The Iceland Drilling Company Ltd. through its head Vilhjalmur Gudmundsson, Head of Marketing and Business Development for Jardboranir, signed a contract while Philip Chambers, Permanent Secretary for the Ministry of Communications & Works represented the Government of Montserrat.
IDC was the only company to submit a bid to drill for geothermal on island. The company was granted a conditional letter of award on September 27, 2012. Since then the contract works were completed in early October with the official signing taking place on October 16, 2012.
Gudmundsson said they are hopeful that they will be able to find geothermal energy. IDC who possesses a fleet of new hydraulic rigs and modern drilling equipment that can be transferred swiftly from one part of the world to another, recently completed the drilling of two test wells on Dominica and will be moving their operations here shortly to begin drilling in January 2013.
According a GIU release, IDC is a leading high technical company in the field of high temperature deep geothermal drilling and has many decades of experience in both high and low temperature drilling The company submitted a bid of just over six million dollars (US $ 6.3) to drill for geothermal energy in and around Cork Hill/Delvins.
The drilling is estimated to take three to four months, says Ron Beardsley, Director of the Public Works Department. “…it will take proximately three to four months to complete the two wells which are 5000ft deep each,” he announced, explaining that this is to take place in Zone C, which is part of the island’s Exclusion Zone.
The company has well-grounded expertise in international deep drilling projects, with a record of 7,000 wells around the world, of which 260 high temperature wells were found in the last 15 years. IDC´s field of operations has been in the Azores (Portugal), UK, Denmark, Ireland, Hungary, Germany, Caribbean, Switzerland and in New Zealand. Currently the company is working in Iceland, Caribbean, and New Zealand.
Montserrat pays 1.7 million pounds annually for fuel imports and is 100% dependent on fossil fuel. Beardsley said he is pleased to be a part of this latest phase of geothermal exploration a vision that the island’s leaders first explored in 1976 and again in the early 1990s.
The geothermal wells will be drilled between Weekes Village and Garibaldi Hill. A 2012 Geothermal Exploration Report done by EGS of California said there was an 80% likelihood of geothermal energy on Montserrat.

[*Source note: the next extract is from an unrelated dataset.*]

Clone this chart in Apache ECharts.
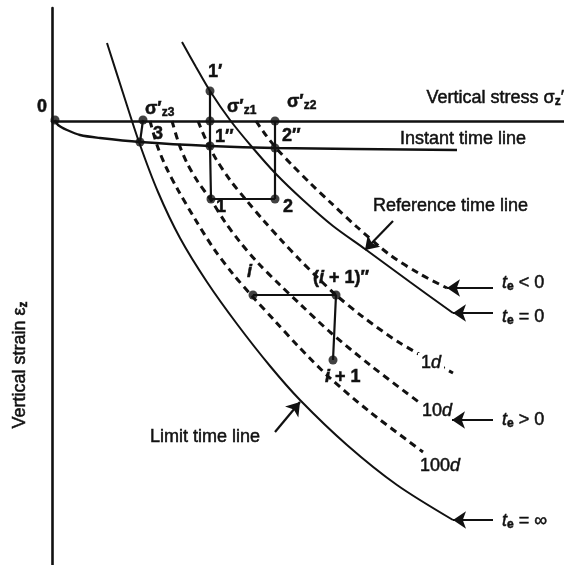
<!DOCTYPE html>
<html>
<head>
<meta charset="utf-8">
<script src="https://cdn.jsdelivr.net/npm/echarts@6/dist/echarts.min.js"></script>
<style>
  html, body { margin: 0; padding: 0; background: #fff; }
  #chart { width: 564px; height: 565px; }
</style>
</head>
<body>
<div id="chart"></div>
<script>
// Stress (x, to the right) and strain (y, downwards) in drawing units; origin at the axes corner.

// Solid time lines
const limitLine = [[55,-78],[71,-28],[87,21],[106,71],[128,117],[155,161],[185,203],[218,245],[248,279],[295,324],[345,364],[401,399]];
const referenceLine = [[130,-79],[144,-54],[158,-30],[178,-1],[200,26],[224,53],[251,79],[281,105],[313,128],[358,161],[401,192]];
const instantLine = [[3,-1],[6,4],[15,9],[28,14],[48,17],[88,21],[158,25],[223,27],[405,29]];

// Dashed time lines
const negativeAgeLine = [[204,0],[213,13],[225,28],[240,44],[258,62],[278,81],[305,106],[338,134],[368,153],[395,167]];
const line1d = [[146,0],[154,19],[164,38],[178,59],[195,80],[212,100],[230,120],[248,139],[266,157],[284,174],[311,196],[348,222],[401,252]];
const line10d = [[120,0],[127,23],[135,42],[146,61],[159,79],[173,101],[188,121],[206,142],[228,164],[248,183],[278,211],[318,244],[368,282]];
const line100d = [[98,0],[105,24],[114,46],[126,69],[143,98],[162,128],[181,153],[200,175],[223,200],[246,225],[278,257],[318,291],[371,331]];

// State points
const statePoints = [[3,-1],[91,-1],[88,21],[158,-30],[158,0],[158,25],[159,78],[223,0],[223,27],[223,78],[201,174],[284,174],[281,239]];

// Loading / creep paths between state points
const pathZ3 = [[91,-1],[88,21]];
const path1 = [[158,-30],[158,25],[159,78]];
const path12 = [[159,78],[223,78]];
const pathZ2 = [[223,0],[223,78]];
const pathI = [[201,174],[284,174],[281,239]];

// Pointer arrows [from, to]
const arrows = [
  [[341,100],[313,129]],
  [[223,311],[248,281]],
  [[441,167],[395,167]],
  [[441,192],[401,192]],
  [[441,299],[400,299]],
  [[441,399],[401,399]]
];

// Annotation texts and their anchor points
const labels = [
  { at: [-15,-14], text: '0', bold: true },
  { at: [93,-12], text: '{n|σ′}{sub|z3}', bold: true },
  { at: [175,-14], text: '{n|σ′}{sub|z1}', bold: true },
  { at: [235,-19], text: '{n|σ′}{sub|z2}', bold: true },
  { at: [156,-49], text: '1′', bold: true },
  { at: [163,16], text: '1″', bold: true },
  { at: [230,15], text: '2″', bold: true },
  { at: [101,13], text: '3', bold: true },
  { at: [164,86], text: '1', bold: true },
  { at: [231,86], text: '2', bold: true },
  { at: [195,151], text: '{it|i}', bold: true },
  { at: [261,157], text: '{n|(}{it|i}{n| + 1)″}', bold: true },
  { at: [273,256], text: '{it|i}{n| + 1}', bold: true },
  { at: [366,242], text: '{n|1}{it|d}', knockout: true },
  { at: [370,290], text: '{n|10}{it|d}' },
  { at: [368,345], text: '{n|100}{it|d}' },
  { at: [450,162], text: '{it|t}{sub|e}{n| < 0}' },
  { at: [450,196], text: '{it|t}{sub|e}{n| = 0}' },
  { at: [450,299], text: '{it|t}{sub|e}{n| > 0}' },
  { at: [450,400], text: '{it|t}{sub|e}{n| = ∞}' },
  { at: [321,85], text: 'Reference time line' },
  { at: [348,18], text: 'Instant time line' },
  { at: [512,-23], text: '{n|Vertical stress σ}{sub|z}{n|′}', align: 'right' },
  { at: [98,316], text: 'Limit time line' },
  { at: [-32,244], text: '{n|Vertical strain ε}{sub|z}', align: 'center', rotate: true }
];

const INK = '#111';
const FONT = '"Liberation Sans", Arial, Helvetica, sans-serif';

const chart = echarts.init(document.getElementById('chart'), null, { renderer: 'canvas' });

function solid(data, width) {
  return {
    type: 'line', data: data, smooth: 0.3,
    symbol: 'none', silent: true, clip: false,
    lineStyle: { color: INK, width: width || 2 }
  };
}
function dashed(data) {
  return {
    type: 'line', data: data, smooth: 0.3,
    symbol: 'none', silent: true, clip: false,
    lineStyle: { color: INK, width: 3, type: [7, 5] }
  };
}
function straight(data) {
  return {
    type: 'line', data: data, smooth: false, symbol: 'none', silent: true, clip: false,
    lineStyle: { color: INK, width: 2.2 }
  };
}

const instantSeries = solid(instantLine, 2.4);
instantSeries.markLine = {
  silent: true,
  animation: false,
  symbol: ['none', 'arrow'],
  symbolSize: 13,
  label: { show: false },
  lineStyle: { color: INK, width: 2.2, type: 'solid' },
  itemStyle: { color: INK },
  data: arrows.map(a => [{ coord: a[0] }, { coord: a[1] }])
};

chart.setOption({
  animation: false,
  backgroundColor: '#fff',
  grid: { left: 52, right: 0, top: 8, bottom: 0 },
  xAxis: {
    type: 'value', min: 0, max: 512,
    axisLine: { show: true, onZero: true, lineStyle: { color: INK, width: 2.6 } },
    axisTick: { show: false }, axisLabel: { show: false }, splitLine: { show: false }
  },
  yAxis: {
    type: 'value', min: -113, max: 444, inverse: true,
    axisLine: { show: true, onZero: true, lineStyle: { color: INK, width: 2.6 } },
    axisTick: { show: false }, axisLabel: { show: false }, splitLine: { show: false }
  },
  series: [
    solid(limitLine, 2),
    solid(referenceLine, 2),
    instantSeries,
    dashed(negativeAgeLine),
    dashed(line1d),
    dashed(line10d),
    dashed(line100d),
    straight(pathZ3),
    straight(path1),
    straight(path12),
    straight(pathZ2),
    straight(pathI),
    {
      type: 'scatter', data: statePoints, symbol: 'circle', symbolSize: 9,
      itemStyle: { color: INK }, silent: true, clip: false, z: 5
    }
  ]
});

function richStyles(bold) {
  const w = bold ? 'bold' : 'normal';
  const edge = { stroke: INK, lineWidth: 0.5 };
  return {
    n: Object.assign({ fontSize: 18, fontFamily: FONT, fontWeight: w, lineHeight: 20, fill: INK }, edge),
    it: Object.assign({ fontSize: 18, fontFamily: FONT, fontWeight: w, fontStyle: 'italic', lineHeight: 20, fill: INK }, edge),
    sub: Object.assign({ fontSize: 12, fontFamily: FONT, fontWeight: 'bold', lineHeight: 8, verticalAlign: 'bottom', fill: INK }, edge)
  };
}

const graphics = labels.map(l => {
  const p = chart.convertToPixel({ gridIndex: 0 }, l.at);
  const isRich = l.text.indexOf('{') >= 0;
  const style = {
    text: isRich ? l.text : '{n|' + l.text + '}',
    align: l.align || 'left',
    verticalAlign: 'middle',
    fill: INK,
    rich: richStyles(l.bold)
  };
  if (l.knockout) {
    style.backgroundColor = '#fff';
    style.padding = [0, 3, 0, 3];
  }
  return {
    type: 'text',
    x: p[0], y: p[1],
    rotation: l.rotate ? Math.PI / 2 : 0,
    silent: true,
    z: 10,
    style: style
  };
});

chart.setOption({ graphic: graphics });
</script>
</body>
</html>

Environmental Impact Assessment
Meanwhile on Wednesday, October 10, a forum which had been postponed was held at Lyme complex in Brades, where a discussion over an Evironmental Social Impact Assessment (ESIA) was conducted by Athom Solutions Inc. (ASI), a global energy and technology services provider registered in Barbados who won the contract for the project, valued at EC$ 105,000.
Erwin Edwards and Cathal Healy-Singh of ASI along with PWD Ron Beardsley led the discussion aimed at according to the PWD head, “the outcomes from the ESIA will determine if restrictions or mitigation measures are required to minimise the impact on any endangered fauna/flora, wildlife habitats or water sources. It also looks at potential impacts on the public and residents nearby.”
Earlier he had said that, “Given the location we are not anticipating too many issues. The impact of ash and acid rain has taken its toll on the area and there are no habitable dwellings nearby.”